Here’s Everything That’s Gone Wrong for Broward’s Supervisor of Elections This Year
By the end of the day, we should know who will be the next president. Key word: should. As we all learned back in 2000, things can end up going very wrong.
This time around, though, if we end up in a deadlock thanks to some ballot-related debacle, chances are good that Broward County election officials will be to blame. Whether due to corruption or incompetence, there has been one scandal after another this year. And chances are we haven’t heard the last of it.
Here are some of the highlights from the past year:
1. One of the biggest questions of this election was missing from absentee ballots.

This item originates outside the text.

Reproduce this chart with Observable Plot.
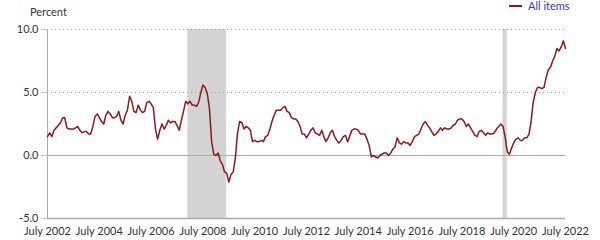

This one hurts so much. Just when it looked like medical marijuana actually had a chance of passing in Florida, some Broward County voters received their absentee ballots only to notice that they were conspicuously missing Amendment 2. Supervisor of Elections Brenda Snipes claimed it was an “isolated incident,” which no one is buying — especially not NORML, which tried unsuccessfully to sue Snipes over the mistake, claiming that she’d botched the election. Meanwhile, voters were told they could request replacement ballots if theirs were missing Amendment 2. But how many stoners do you think either a) won't bother or b) didn’t notice in the first place?
2. Roger Stone hallucinated and nearly incited mob violence.
In October, Roger Stone, Fort Lauderdale’s right-wing conspiracy theorist in residence, claimed Hillary Clinton held a closed-door meeting with Brenda Snipes. Both sides quickly denied it, and Stone later ended up retracting his claims after the video that he’d promised was on the way never ended up surfacing. To a rationally minded person, it would seem clear that the meeting never happened, except maybe in one of Stone’s fever dreams. But Trump supporters are not exactly known for their grasp on logic, and you can be sure that if Trump loses the election, Snipes will be accused of rigging the vote.
3. Primary results were posted early, which is a felony.
Yup — releasing results before the polls close is a felony. And that’s exactly what the the Supervisor of Elections did on the day of the August 30 primary. An hour before voting had finished, the tally of absentee ballots and early voting results mysteriously appeared on the SOE website. VR Systems, a third-party contractor, later ended up taking the blame for the error. And prosecutors concluded that no crime was committed because it was pretty obviously a mistake. But it doesn’t exactly inspire confidence in the system.
4. An answer was printed wrong on a whole bunch of ballots.
Did you know that Brenda Snipes makes nearly $150,000 a year? Ponder that while you consider the following facts. In October, some 173,000 ballots were sent out with a typo. Next to the question about a proposed sales tax increase, they say “YES/SI/NO” instead of “YES/SI/WI.” Confusing, right? Well, when asked about it by the Sun-Sentinel, Snipes said she didn’t plan to do anything about it and hoped that voters wouldn’t be confused. Clearly the lesson here is that the American educational system has a misguided sense of priorities: Schools should stop worrying about STEM and start training more of their students to become Supervisors of Elections since apparently you can screw up, refuse to fix your mistakes, and still make a six-figure salary. That’s the definition of living the dream.
5. The GOP complained about the mishandling of absentee ballots… just in time to fuel even more conspiracy theories.
The smoking gun: An attorney sent by the Republican National Lawyers Association to watch the election in Broward found that Snipes was only allowing the public to observe ballot collection for half an hour a day. (By state law, anyone who wants to watch the absolutely riveting process at any given time is allowed to do so.) Snipes later explained to the Sun-Sentinel that she wasn’t aware of the law and that no one had ever asked to observe the ballot collection process before, both of which are probably true statements. But given that Trump supporters are actively looking for evidence that the election is rigged (and might or might not be planning on using that evidence as an incentive to start a revolution), you'd think that the people in charge of administering it would be extra careful to do everything by the book.
6. Oh, yeah, and some voters still haven’t gotten their absentee ballots.
Yes, still. Yes, today is Election Day. No, they’re probably not going to be able to vote (unless of course they raise enough money to buy a very expensive last-minute plane ticket to Florida). Yes, they did let the Supervisor of Elections know — repeatedly — before November rolled around. Maybe it’s time that Brenda Snipes retires.